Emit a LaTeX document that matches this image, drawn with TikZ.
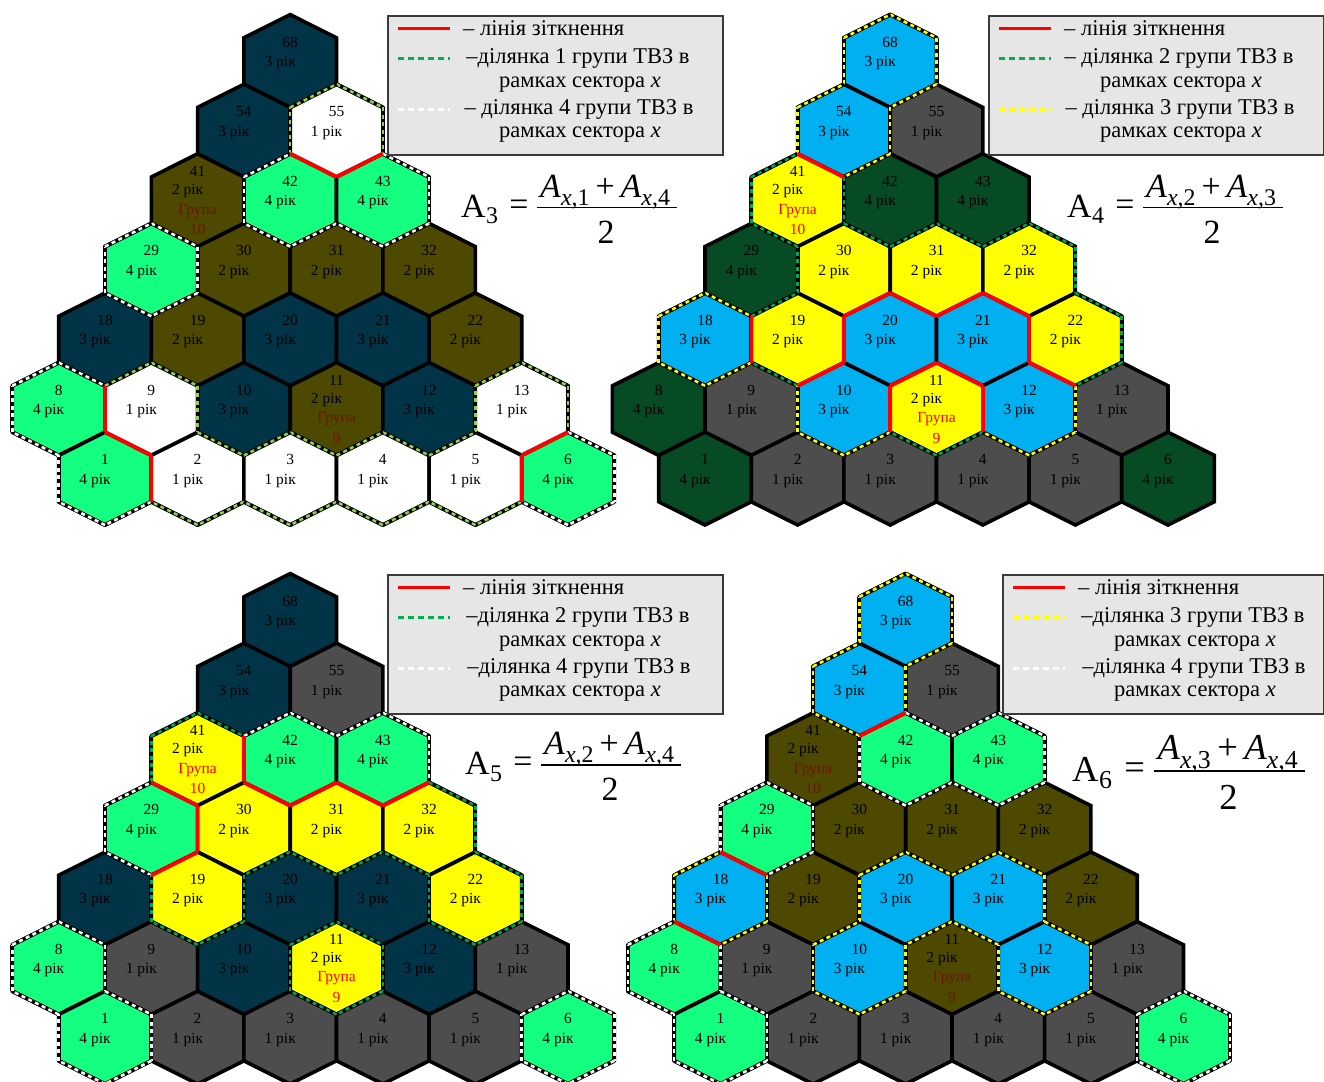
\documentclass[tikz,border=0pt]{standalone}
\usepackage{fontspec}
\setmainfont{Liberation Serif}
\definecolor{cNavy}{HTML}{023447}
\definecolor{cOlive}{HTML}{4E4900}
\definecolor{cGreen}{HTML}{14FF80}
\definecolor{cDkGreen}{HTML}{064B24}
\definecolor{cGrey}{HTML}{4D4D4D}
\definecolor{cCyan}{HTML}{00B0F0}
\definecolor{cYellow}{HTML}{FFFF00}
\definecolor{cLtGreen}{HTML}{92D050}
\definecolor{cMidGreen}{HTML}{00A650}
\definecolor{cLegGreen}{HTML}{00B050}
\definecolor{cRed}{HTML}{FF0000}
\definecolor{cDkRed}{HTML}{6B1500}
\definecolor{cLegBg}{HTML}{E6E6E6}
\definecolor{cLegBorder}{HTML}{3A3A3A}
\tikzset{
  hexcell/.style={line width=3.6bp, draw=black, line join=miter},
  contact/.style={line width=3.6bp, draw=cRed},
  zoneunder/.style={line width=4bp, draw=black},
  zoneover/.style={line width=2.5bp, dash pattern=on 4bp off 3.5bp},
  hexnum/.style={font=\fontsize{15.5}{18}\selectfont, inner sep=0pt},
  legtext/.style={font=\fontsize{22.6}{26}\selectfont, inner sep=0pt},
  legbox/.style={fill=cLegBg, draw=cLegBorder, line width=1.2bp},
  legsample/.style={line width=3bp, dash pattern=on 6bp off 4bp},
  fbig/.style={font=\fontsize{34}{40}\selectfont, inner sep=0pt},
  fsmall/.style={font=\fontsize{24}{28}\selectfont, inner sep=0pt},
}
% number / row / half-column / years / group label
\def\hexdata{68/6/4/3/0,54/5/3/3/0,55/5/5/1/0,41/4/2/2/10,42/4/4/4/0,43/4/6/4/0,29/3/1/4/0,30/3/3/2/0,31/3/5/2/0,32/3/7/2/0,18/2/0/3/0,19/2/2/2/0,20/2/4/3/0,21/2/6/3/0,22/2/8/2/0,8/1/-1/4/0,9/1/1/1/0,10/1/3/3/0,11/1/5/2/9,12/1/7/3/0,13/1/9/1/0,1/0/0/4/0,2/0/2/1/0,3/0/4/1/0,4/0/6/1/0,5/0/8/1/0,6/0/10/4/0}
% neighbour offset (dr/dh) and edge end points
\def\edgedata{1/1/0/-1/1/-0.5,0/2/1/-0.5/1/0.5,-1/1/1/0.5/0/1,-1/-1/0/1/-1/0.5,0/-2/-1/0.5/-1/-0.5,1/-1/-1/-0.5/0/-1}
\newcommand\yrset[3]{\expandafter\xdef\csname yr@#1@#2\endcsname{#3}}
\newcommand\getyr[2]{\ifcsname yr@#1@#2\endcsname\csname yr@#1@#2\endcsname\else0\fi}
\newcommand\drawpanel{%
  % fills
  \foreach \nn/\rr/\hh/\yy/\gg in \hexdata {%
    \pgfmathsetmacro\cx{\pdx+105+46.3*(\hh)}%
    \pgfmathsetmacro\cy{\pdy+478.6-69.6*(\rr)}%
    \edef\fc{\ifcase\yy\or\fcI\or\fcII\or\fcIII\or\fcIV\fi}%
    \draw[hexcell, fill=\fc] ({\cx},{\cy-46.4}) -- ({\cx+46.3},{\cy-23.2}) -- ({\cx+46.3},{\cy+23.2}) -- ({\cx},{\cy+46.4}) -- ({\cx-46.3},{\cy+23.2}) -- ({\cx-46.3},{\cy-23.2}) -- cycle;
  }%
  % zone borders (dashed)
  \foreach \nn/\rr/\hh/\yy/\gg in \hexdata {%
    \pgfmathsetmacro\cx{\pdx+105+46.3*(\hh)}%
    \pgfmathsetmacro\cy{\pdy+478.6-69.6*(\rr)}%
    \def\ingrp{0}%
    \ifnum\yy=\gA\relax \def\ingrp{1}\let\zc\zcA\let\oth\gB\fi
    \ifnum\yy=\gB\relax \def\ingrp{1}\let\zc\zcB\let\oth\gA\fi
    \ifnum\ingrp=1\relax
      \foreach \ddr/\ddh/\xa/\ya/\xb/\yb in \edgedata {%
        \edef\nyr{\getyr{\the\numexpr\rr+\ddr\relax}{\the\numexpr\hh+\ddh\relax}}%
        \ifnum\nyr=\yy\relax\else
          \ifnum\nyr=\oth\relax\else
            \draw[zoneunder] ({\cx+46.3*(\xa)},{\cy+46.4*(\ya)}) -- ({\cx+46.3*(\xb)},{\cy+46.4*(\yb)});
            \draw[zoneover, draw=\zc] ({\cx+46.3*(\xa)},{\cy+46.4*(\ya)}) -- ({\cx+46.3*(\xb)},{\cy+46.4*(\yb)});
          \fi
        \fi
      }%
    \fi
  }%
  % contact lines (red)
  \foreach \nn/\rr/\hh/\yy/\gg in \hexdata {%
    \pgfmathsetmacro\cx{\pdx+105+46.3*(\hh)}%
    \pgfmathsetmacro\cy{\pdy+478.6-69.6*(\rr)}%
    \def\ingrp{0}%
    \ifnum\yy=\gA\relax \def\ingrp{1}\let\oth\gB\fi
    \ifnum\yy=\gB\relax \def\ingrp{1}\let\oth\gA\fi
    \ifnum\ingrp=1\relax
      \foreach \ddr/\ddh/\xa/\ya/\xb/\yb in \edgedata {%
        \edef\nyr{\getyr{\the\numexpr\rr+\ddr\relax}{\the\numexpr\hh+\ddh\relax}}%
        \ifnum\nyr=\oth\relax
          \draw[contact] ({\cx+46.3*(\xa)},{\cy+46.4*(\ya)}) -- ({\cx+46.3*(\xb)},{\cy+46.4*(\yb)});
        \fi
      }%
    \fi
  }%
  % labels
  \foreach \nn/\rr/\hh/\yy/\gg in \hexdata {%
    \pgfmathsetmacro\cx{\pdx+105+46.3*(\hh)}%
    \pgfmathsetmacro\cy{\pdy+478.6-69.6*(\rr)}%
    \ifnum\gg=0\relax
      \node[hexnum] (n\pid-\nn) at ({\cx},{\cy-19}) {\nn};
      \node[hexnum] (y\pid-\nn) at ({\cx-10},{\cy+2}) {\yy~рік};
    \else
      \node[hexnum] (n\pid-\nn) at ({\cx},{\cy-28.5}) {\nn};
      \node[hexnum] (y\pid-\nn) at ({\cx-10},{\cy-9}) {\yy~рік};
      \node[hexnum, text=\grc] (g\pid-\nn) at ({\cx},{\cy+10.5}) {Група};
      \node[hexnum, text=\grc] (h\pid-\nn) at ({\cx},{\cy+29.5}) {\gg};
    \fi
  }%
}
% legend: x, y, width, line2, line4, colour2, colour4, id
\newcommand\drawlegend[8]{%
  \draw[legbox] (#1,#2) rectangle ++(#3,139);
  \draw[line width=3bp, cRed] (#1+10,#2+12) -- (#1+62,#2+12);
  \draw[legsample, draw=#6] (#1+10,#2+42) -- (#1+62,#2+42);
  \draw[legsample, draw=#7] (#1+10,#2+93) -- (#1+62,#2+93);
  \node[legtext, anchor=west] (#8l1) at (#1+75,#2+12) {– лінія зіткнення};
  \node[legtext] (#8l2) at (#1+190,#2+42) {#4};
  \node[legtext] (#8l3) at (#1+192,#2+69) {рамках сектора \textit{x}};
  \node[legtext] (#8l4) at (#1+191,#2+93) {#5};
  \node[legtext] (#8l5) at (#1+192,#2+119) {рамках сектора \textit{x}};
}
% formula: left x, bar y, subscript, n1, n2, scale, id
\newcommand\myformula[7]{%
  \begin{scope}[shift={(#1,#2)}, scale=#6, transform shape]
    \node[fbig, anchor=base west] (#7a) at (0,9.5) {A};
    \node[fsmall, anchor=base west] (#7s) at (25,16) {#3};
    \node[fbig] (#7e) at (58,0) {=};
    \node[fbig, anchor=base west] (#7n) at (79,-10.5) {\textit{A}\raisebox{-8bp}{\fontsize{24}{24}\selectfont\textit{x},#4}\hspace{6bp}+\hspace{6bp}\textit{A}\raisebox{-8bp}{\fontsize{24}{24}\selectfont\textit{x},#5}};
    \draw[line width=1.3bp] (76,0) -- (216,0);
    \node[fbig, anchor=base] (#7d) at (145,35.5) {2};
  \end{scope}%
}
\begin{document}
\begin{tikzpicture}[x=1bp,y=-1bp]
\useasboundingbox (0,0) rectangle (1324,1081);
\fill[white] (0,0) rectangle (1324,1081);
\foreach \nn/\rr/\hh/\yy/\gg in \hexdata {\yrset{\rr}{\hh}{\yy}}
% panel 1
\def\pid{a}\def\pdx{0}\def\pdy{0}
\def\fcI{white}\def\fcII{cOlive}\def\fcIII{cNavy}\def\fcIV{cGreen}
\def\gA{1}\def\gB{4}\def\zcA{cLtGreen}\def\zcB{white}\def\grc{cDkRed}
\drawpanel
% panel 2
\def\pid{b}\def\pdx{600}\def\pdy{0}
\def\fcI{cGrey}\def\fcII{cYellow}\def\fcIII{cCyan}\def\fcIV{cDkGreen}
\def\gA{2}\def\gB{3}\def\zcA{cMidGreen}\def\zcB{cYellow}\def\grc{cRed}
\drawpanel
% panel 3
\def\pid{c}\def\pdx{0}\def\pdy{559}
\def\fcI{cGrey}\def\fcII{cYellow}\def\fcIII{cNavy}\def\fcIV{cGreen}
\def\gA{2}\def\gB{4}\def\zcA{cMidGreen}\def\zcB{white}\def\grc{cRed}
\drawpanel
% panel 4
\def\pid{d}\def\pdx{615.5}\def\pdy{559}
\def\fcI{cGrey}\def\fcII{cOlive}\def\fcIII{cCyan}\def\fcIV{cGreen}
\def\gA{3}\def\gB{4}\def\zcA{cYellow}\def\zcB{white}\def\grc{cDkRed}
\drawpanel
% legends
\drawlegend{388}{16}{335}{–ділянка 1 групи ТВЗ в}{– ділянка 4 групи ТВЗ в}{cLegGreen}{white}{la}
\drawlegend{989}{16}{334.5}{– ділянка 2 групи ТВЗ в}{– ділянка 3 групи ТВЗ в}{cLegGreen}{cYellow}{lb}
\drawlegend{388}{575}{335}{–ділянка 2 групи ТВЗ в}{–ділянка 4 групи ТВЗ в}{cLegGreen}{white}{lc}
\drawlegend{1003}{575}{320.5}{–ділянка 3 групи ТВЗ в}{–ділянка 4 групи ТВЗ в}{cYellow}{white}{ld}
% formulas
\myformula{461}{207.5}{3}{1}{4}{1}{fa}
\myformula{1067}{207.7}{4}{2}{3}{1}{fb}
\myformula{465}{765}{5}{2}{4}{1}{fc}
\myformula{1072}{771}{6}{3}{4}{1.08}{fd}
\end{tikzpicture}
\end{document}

-*-*-

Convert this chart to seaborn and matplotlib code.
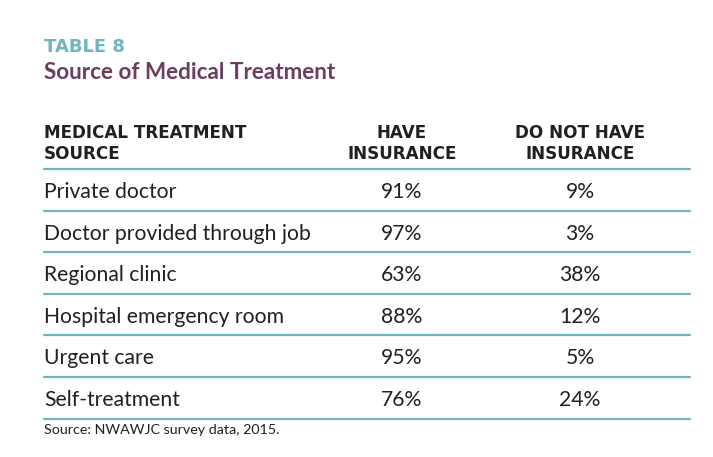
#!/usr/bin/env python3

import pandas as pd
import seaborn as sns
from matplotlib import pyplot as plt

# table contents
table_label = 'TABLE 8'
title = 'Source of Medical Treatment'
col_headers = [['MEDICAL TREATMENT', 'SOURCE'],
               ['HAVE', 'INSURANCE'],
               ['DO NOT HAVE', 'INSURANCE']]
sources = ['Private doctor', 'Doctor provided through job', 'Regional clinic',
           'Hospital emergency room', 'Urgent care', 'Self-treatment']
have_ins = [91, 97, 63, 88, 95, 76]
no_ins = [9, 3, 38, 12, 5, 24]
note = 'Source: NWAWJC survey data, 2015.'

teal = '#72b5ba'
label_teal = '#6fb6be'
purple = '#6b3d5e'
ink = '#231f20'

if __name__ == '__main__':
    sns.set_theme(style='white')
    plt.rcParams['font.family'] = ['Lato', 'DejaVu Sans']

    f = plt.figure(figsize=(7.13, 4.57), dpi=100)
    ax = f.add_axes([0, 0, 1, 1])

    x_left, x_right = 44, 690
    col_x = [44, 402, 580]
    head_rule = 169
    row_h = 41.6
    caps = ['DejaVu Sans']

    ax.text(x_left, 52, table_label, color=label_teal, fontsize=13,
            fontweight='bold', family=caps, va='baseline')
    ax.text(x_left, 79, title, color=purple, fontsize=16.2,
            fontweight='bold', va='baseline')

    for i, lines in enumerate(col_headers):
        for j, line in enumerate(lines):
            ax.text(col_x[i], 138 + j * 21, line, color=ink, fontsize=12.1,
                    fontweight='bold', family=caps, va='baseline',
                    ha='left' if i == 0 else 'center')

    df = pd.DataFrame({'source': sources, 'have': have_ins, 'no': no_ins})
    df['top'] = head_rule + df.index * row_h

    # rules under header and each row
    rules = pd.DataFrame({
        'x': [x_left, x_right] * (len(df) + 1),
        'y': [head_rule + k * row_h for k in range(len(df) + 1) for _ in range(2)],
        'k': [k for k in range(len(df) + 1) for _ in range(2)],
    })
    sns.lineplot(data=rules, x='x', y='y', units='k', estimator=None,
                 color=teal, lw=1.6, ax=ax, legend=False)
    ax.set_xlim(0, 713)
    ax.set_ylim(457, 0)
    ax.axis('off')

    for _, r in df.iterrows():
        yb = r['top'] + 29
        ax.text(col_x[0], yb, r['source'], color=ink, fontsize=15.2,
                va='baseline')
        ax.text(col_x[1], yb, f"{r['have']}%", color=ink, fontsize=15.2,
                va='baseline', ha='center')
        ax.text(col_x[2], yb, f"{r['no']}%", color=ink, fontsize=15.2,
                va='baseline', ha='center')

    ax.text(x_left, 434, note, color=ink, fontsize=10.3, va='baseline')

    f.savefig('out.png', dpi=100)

-*-*-

*Exercise aim*. Only the lines between the line with "Convert this chart" and the line with "df['top'] = head_rule + df.index * row_h", inclusive, should be reproduced, exactly as written and without pictures.

*Task response*.
Convert this chart to seaborn and matplotlib code.
#!/usr/bin/env python3

import pandas as pd
import seaborn as sns
from matplotlib import pyplot as plt

# table contents
table_label = 'TABLE 8'
title = 'Source of Medical Treatment'
col_headers = [['MEDICAL TREATMENT', 'SOURCE'],
               ['HAVE', 'INSURANCE'],
               ['DO NOT HAVE', 'INSURANCE']]
sources = ['Private doctor', 'Doctor provided through job', 'Regional clinic',
           'Hospital emergency room', 'Urgent care', 'Self-treatment']
have_ins = [91, 97, 63, 88, 95, 76]
no_ins = [9, 3, 38, 12, 5, 24]
note = 'Source: NWAWJC survey data, 2015.'

teal = '#72b5ba'
label_teal = '#6fb6be'
purple = '#6b3d5e'
ink = '#231f20'

if __name__ == '__main__':
    sns.set_theme(style='white')
    plt.rcParams['font.family'] = ['Lato', 'DejaVu Sans']

    f = plt.figure(figsize=(7.13, 4.57), dpi=100)
    ax = f.add_axes([0, 0, 1, 1])

    x_left, x_right = 44, 690
    col_x = [44, 402, 580]
    head_rule = 169
    row_h = 41.6
    caps = ['DejaVu Sans']

    ax.text(x_left, 52, table_label, color=label_teal, fontsize=13,
            fontweight='bold', family=caps, va='baseline')
    ax.text(x_left, 79, title, color=purple, fontsize=16.2,
            fontweight='bold', va='baseline')

    for i, lines in enumerate(col_headers):
        for j, line in enumerate(lines):
            ax.text(col_x[i], 138 + j * 21, line, color=ink, fontsize=12.1,
                    fontweight='bold', family=caps, va='baseline',
                    ha='left' if i == 0 else 'center')

    df = pd.DataFrame({'source': sources, 'have': have_ins, 'no': no_ins})
    df['top'] = head_rule + df.index * row_h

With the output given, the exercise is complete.